L’enjeu est énorme. Les services agricoles prévoient pour cette saison une récolte de 1,55 million de quintaux sur plus de 3 000 hectares, selon l’agence APS.

Vers la généralisation de la mécanisation des récoltes agricoles en Algérie

L’essor de la production locale d’ail à Mila est lié à la décision prise par les pouvoirs publics en 2020 de ne plus importer d’ail. Le ministre de l’Agriculture et du Développement rural, avait à l’époque réunit les cadres du Ministère, des membres du Conseil national de la filière ail ainsi que les directeurs des instituts techniques concernés pour étudier les procédures et mesures à prendre afin de développer cette culture.

Aujourd’hui, la surproduction est telle que les producteurs souhaitent que le surplus soit exporté.

L’ail n’est pas la seule culture dont la récolte est aujourd’hui mécanisée en Algérie.

C’est le cas des céréales dont les moissonneuses-batteuses de marque Sampo permettent aujourd’hui la récolte en vrac. C’est le cas également de la tomate industrielle, du maïs fourrage conditionné en balles rondes, des olives avec l’emploi de peignes vibreurs ou du déterrage des pommes de terre.

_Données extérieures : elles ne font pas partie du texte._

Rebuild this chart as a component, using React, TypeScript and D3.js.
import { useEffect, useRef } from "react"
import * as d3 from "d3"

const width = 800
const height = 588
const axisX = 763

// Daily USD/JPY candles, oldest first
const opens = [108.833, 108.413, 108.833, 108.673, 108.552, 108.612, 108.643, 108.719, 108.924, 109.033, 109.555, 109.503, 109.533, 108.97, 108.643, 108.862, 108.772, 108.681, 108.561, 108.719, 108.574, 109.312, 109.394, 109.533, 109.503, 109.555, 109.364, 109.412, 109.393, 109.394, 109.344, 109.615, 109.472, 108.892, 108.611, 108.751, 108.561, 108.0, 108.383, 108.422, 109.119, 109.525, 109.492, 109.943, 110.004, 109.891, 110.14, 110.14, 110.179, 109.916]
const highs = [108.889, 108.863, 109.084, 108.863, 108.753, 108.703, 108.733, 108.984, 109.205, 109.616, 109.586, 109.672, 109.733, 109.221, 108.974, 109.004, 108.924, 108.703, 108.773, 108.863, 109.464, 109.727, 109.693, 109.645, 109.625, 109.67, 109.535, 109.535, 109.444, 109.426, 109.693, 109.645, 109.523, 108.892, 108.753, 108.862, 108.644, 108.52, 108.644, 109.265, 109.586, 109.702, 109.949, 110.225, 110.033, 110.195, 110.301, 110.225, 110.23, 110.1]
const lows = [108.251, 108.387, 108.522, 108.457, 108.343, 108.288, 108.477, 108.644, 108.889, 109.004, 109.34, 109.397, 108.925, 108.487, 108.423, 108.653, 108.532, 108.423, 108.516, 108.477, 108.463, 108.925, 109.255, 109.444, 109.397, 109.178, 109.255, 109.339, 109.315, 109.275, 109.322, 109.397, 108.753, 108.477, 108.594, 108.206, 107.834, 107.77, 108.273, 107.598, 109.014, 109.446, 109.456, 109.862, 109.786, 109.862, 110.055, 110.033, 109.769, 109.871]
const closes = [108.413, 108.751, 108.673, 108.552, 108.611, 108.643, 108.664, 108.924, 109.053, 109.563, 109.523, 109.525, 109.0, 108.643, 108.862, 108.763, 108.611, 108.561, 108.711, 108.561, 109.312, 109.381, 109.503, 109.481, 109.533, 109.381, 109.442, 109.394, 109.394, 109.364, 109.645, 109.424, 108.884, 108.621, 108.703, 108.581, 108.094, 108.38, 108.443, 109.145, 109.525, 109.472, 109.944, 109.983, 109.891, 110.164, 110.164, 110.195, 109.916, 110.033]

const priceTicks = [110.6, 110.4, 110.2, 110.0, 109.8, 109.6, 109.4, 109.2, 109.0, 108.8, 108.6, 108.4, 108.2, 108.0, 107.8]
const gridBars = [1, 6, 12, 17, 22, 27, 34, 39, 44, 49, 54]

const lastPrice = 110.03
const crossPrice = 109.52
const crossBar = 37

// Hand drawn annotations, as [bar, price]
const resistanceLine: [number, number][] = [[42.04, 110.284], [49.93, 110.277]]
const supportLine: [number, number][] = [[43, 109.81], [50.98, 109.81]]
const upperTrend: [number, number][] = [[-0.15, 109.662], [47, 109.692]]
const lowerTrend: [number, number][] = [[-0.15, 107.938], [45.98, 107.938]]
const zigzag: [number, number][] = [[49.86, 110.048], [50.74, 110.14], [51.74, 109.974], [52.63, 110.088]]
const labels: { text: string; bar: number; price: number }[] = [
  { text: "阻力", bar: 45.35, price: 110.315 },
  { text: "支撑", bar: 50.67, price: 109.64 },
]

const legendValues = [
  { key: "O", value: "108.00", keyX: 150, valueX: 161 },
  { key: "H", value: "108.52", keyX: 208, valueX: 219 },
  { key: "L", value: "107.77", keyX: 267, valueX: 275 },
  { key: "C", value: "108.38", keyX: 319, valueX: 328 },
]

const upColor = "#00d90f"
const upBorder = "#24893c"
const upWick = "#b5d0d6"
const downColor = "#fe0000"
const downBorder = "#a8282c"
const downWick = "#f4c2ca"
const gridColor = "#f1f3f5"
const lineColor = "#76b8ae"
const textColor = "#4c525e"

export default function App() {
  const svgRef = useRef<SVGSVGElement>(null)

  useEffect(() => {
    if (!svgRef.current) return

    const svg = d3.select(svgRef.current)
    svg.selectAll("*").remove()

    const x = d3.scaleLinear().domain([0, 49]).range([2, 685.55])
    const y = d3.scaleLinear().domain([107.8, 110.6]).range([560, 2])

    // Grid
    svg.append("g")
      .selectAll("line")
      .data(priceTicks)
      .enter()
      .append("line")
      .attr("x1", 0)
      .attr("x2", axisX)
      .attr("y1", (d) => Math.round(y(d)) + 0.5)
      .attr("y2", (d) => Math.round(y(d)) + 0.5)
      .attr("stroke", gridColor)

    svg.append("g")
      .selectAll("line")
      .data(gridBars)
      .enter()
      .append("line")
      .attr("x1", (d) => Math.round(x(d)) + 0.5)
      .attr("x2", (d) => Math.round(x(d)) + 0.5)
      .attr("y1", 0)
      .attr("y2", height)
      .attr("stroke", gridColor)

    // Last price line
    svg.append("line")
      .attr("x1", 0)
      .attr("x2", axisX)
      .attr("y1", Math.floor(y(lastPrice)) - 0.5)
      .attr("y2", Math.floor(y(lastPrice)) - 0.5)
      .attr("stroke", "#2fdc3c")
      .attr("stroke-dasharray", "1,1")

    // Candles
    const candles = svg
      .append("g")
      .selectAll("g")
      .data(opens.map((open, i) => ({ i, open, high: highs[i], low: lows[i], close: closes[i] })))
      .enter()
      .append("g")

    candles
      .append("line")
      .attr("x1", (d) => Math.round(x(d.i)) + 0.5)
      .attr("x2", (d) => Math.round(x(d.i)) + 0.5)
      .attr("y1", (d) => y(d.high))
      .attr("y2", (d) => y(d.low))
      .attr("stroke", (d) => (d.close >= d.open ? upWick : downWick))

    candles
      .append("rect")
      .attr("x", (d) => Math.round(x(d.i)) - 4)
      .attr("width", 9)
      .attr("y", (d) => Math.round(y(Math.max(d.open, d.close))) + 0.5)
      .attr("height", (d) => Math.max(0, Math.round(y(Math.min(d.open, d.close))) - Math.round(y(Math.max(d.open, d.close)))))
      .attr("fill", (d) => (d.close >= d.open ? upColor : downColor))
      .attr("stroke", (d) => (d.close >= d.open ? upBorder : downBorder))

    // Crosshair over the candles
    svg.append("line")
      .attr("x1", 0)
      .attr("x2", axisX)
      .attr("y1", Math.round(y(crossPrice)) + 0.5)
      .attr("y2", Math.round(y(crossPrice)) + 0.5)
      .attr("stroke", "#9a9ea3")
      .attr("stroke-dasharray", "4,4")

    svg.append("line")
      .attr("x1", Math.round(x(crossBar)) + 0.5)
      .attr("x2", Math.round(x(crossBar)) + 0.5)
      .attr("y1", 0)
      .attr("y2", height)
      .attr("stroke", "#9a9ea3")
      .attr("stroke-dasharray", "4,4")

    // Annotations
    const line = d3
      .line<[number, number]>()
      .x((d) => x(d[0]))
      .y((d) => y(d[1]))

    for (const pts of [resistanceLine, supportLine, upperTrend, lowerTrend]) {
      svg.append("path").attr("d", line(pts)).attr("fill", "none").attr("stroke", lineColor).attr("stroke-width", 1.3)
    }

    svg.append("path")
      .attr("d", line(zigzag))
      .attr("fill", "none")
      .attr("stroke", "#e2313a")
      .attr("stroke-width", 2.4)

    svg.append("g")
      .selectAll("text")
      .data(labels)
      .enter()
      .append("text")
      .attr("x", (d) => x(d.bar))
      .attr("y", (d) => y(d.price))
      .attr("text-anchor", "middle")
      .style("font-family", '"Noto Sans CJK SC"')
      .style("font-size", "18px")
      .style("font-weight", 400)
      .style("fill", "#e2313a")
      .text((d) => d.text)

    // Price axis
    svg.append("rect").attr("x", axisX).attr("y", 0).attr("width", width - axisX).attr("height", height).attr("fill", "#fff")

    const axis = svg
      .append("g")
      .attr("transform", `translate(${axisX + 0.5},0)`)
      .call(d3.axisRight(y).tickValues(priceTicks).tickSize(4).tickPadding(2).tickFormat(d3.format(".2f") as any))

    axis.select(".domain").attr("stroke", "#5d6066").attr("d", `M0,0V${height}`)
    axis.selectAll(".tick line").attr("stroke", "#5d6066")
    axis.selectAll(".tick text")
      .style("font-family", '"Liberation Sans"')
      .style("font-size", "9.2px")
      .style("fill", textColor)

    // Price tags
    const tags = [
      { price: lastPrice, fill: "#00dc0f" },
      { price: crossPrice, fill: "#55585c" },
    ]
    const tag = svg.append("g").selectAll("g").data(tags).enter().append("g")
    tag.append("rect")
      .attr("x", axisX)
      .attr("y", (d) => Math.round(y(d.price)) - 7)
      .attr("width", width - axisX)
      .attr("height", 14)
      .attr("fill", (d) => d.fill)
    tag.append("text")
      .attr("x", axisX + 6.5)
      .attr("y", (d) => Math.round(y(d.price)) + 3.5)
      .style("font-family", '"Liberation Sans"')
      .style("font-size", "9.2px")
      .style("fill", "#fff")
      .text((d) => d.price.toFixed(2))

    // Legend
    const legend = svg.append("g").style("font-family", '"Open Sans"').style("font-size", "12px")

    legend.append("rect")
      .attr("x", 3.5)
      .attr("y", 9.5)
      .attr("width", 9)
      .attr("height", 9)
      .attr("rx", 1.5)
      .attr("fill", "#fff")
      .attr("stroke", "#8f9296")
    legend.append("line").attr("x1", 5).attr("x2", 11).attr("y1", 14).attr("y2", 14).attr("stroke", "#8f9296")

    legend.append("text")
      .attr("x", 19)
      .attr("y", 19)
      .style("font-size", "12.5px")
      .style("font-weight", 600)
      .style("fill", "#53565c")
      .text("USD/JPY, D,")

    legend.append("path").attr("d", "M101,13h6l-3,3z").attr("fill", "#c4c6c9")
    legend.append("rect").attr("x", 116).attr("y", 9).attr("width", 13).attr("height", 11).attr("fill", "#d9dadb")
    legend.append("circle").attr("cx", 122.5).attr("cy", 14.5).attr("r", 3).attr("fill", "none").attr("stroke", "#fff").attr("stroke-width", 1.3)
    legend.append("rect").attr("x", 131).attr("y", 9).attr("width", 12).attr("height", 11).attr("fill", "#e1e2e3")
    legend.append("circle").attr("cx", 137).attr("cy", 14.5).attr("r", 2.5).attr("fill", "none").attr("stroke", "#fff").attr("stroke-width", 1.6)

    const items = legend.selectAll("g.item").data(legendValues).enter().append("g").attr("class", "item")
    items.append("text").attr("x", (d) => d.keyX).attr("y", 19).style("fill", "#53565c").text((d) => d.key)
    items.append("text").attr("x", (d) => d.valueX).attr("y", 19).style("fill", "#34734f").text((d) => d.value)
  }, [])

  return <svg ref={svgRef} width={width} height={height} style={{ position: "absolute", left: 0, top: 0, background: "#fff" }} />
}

Certes, le pourcentage de mécanisation pour chacune de ces cultures est variable. S’il est de 100% pour les céréales, il reste faible pour les olives et ne fait que débuter dans le cas de l’ail.

Dans le cas de la pomme de terre, les opérations de déterrage mécanique deviennent la norme. Mais, alors que ce tubercule fait part égale avec les céréales comme aliment de premier plan des Algériens, la mécanisation de sa récolte reste incomplète.

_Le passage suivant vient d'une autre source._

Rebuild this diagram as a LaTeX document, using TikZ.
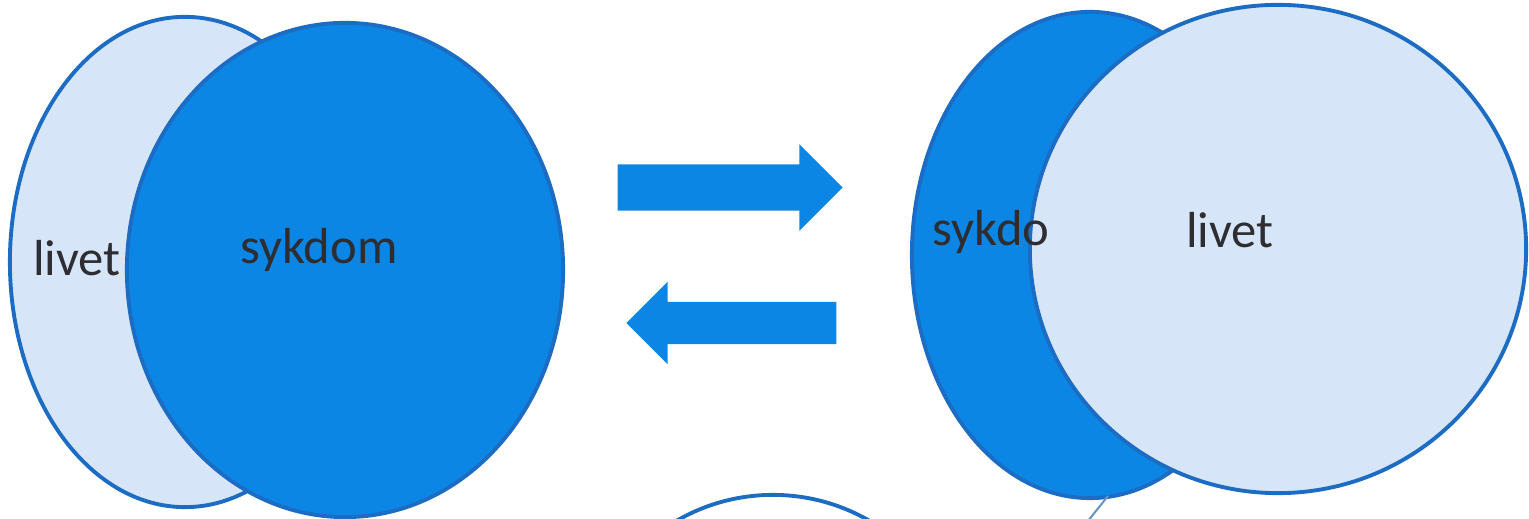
\documentclass[tikz,border=0pt]{standalone}
\usepackage{fontspec}
\setmainfont{Carlito}
\usetikzlibrary{shapes.geometric,shapes.arrows}
\definecolor{bluefill}{RGB}{12,134,228}
\definecolor{blueedge}{RGB}{28,108,196}
\definecolor{palefill}{RGB}{214,230,248}
\definecolor{textgrey}{RGB}{45,45,50}
\tikzset{
  pale/.style={ellipse, draw=blueedge, line width=1.1pt, fill=palefill, inner sep=0mm},
  dark/.style={ellipse, draw=blueedge, line width=1.1pt, fill=bluefill, inner sep=0mm},
  word/.style={draw=none, fill=none, inner sep=0mm, text=textgrey, font=\fontsize{14.4}{17}\selectfont},
  blockarrow/.style={single arrow, fill=bluefill, draw=none, inner xsep=0mm,
    single arrow head extend=0.2cm, single arrow tip angle=90}
}

\begin{document}
\begin{tikzpicture}[x=0.01cm, y=-0.01cm]
    \useasboundingbox (0,0) rectangle (1529,519);
    \clip (0,0) rectangle (1529,519);

    % left pair
    \node (lifeL) [pale, minimum width=3.5cm, minimum height=4.9cm] at (185,262) {};
    \node (illL) [dark, minimum width=4.36cm, minimum height=4.94cm] at (345,270) {};
    \node (lifeLt) [word] at (77,258) {livet};
    \node (illLt) [word] at (319,250) {sykdom};

    % arrows between
    \node (fwd) [blockarrow, inner ysep=0.225cm, minimum height=2.25cm] at (718.5,187.5) {};
    \node (back) [blockarrow, shape border rotate=180, inner ysep=0.205cm, minimum height=2.1cm] at (742,323) {};

    % right pair
    \node (illR) [dark, minimum width=3.56cm, minimum height=4.86cm] at (1090,255) {};
    \node (lifeR) [pale, minimum width=4.96cm, minimum height=4.88cm] at (1278,249) {};
    \node (illRt) [word, anchor=east] at (1050,232) {sykdo};
    \node (lifeRt) [word] at (1230,230) {livet};

    % bottom, cut off
    \node (next) [circle, draw=blueedge, line width=1.1pt, fill=white, minimum size=3.84cm] at (773,687) {};
    \coordinate (tickA) at (1108,496);
    \coordinate (tickB) at (1088,521);
    \draw [draw={rgb,255:red,110;green,150;blue,190}, line width=0.6pt] (tickA) -- (tickB);
\end{tikzpicture}
\end{document}
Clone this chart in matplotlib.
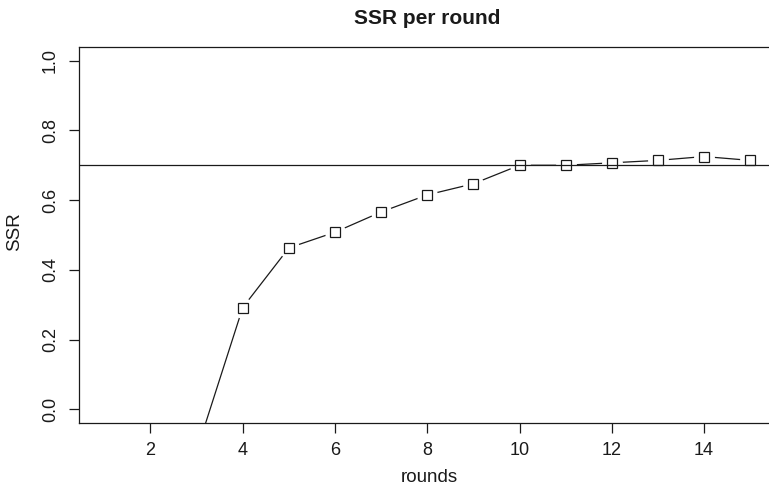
import numpy as np
import matplotlib.pyplot as plt

plt.rcParams['font.family'] = ['Liberation Sans', 'DejaVu Sans']

# SSR per round (rounds 1-3 fall below the plotted range)
rounds = np.arange(1, 16)
ssr = [-0.60, -0.35, -0.12, 0.292, 0.463, 0.508, 0.566, 0.615,
       0.647, 0.700, 0.700, 0.707, 0.714, 0.725, 0.714]
target = 0.7

x_ticks = [2, 4, 6, 8, 10, 12, 14]
y_ticks = [0.0, 0.2, 0.4, 0.6, 0.8, 1.0]

W, H = 769, 488
fig = plt.figure(figsize=(W / 100, H / 100), dpi=100)
ax = fig.add_axes([78.5 / W, (H - 423.3) / H, 697.5 / W, 376.6 / H])

ink = '#1a1a1a'

# line with gaps around points (R type="b" look)
ax.plot(rounds, ssr, color=ink, lw=0.9, zorder=1)
ax.plot(rounds, ssr, ls='none', marker='o', ms=15, mfc='white', mec='none', zorder=2)
ax.axhline(target, color=ink, lw=0.9, zorder=3)
ax.plot(rounds, ssr, ls='none', marker='s', ms=6.8, mfc='none', mec=ink, mew=0.9, zorder=4)

ax.set_xlim(0.44, 15.56)
ax.set_ylim(-0.04, 1.04)
ax.set_xticks(x_ticks)
ax.set_xticklabels([str(t) for t in x_ticks])
ax.set_yticks(y_ticks)
ax.set_yticklabels([f'{t:.1f}' for t in y_ticks], rotation=90, va='center')
ax.tick_params(direction='out', length=7.2, width=0.9, colors=ink, labelsize=13)
ax.tick_params(axis='x', pad=6)
ax.tick_params(axis='y', pad=7)

for side in ['left', 'bottom', 'top', 'right']:
    ax.spines[side].set_linewidth(0.9)
    ax.spines[side].set_color(ink)

fig.text(429.5 / W, 1 - 477 / H, 'rounds', ha='center', va='center',
         fontsize=13.5, color=ink)
fig.text(15 / W, 1 - 232 / H, 'SSR', ha='center', va='center', rotation=90,
         fontsize=13.5, color=ink)
fig.text(427 / W, 1 - 18 / H, 'SSR per round', ha='center', va='center',
         fontsize=15, fontweight='bold', color=ink)

fig.savefig('out.png', dpi=100)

En effet, une fois les pommes de terre déterrées, il s’agit de les ramasser. Or, la quasi-totalité des tubercules consommés en Algérie sont ramassés à la main. Cette opération est réalisée par des ouvriers agricoles qui sont le plus souvent payés à la tâche, c’est-à-dire au cageot rempli et qui durant des journées entières sont à genoux pour ramasser ces tubercules.

En cause, l’inexistence d’arracheuses-chargeuses, c’est-à-dire d’arracheuses munies d’un tapis roulant permettant de convoyer les pommes de terre jusque dans une remorque.

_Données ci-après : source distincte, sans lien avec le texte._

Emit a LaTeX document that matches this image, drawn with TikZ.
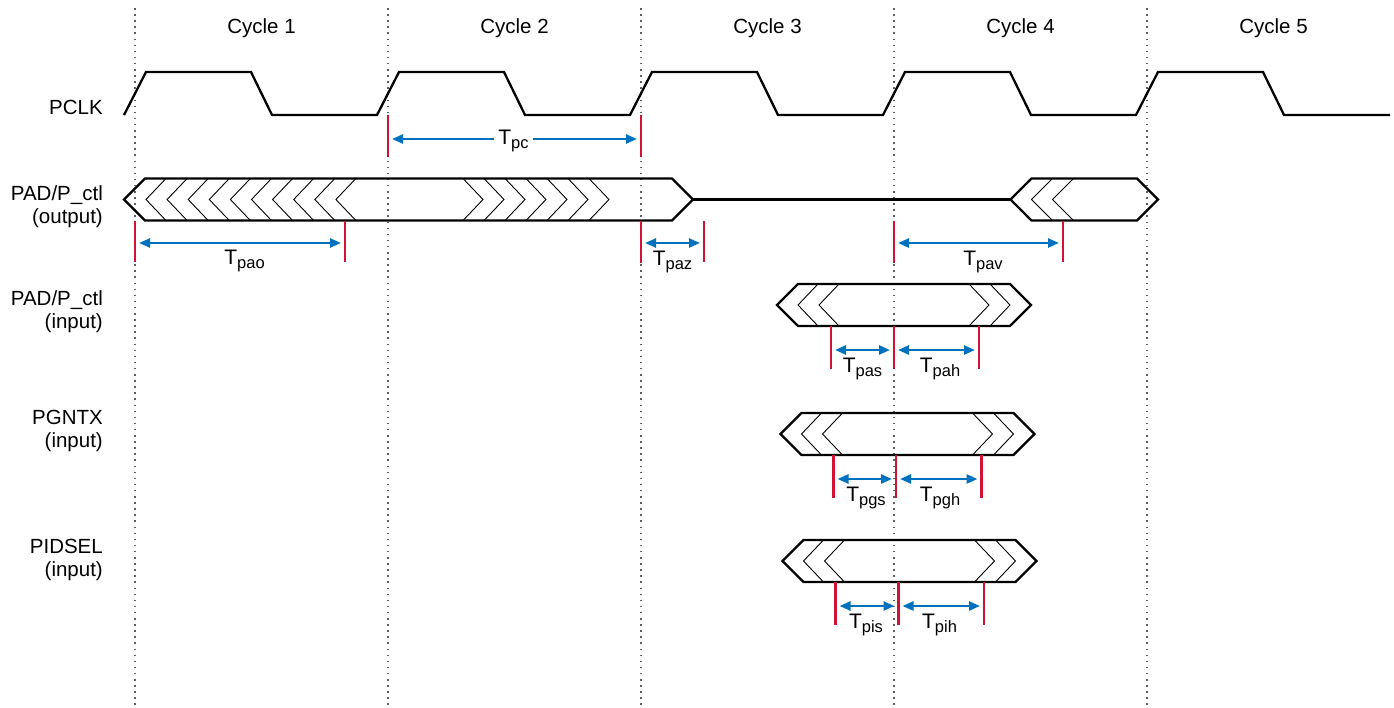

Avec la généralisation de la mécanisation des récoltes, une révolution discrète est en train de gagner les champs agricoles algériens.

Production agricole : l’effet positif des surtaxes à l’importation

Le succès de la production d’ail en Algérie revient à la mesure prise par les pouvoirs publics d’affecter des Droits additionnels provisoires de sauvegarde (DAPS) à l’ail auparavant importé. Une mesure qui a radicalement fait chuter les importations.

Les DAPS, constituent des mesures provisoires, ce qui implique que les producteurs locaux puissent arriver à terme à des coûts de revient voisins de ceux pratiqués sur le marché international. Et la mécanisation est un moyen d’aligner les coûts locaux avec ceux des agriculteurs étrangers.

A cela s’ajoute la décision de permettre l’importation du matériel agricole de moins de 7 ans comme l’indique le décret exécutif n° 24-241, publié dans le Journal officiel.

De nombreux artisans locaux mettent au point des outils permettant de mécaniser une partie des opérations agricoles. C’est le cas de la lame permettant de déterrer les gousses d’ail. Dans le cas de la plantation de tomate et de pastèques, des artisans se sont inspirés de modèles étrangers et aujourd’hui produisent des engins qui effectuent plusieurs opérations. Ils déroulent un film de plastique, le tuyau servant à l’irrigation par goutte à goutte, perforent ce film et déposent même une dose d’engrais là où doit être repiqué ultérieurement le plant.

L’ingéniosité des artisans algériens n’a pas de limite à l’image de ceux d’Oued Souf à l’origine de la mise au point de pivots rotatifs qui ont permis l’essor de la culture de la pomme de terre dans le sud.

A ce titre, au-delà de la seule importation de matériel, ces artisans méritent toute l’attention des pouvoirs publics.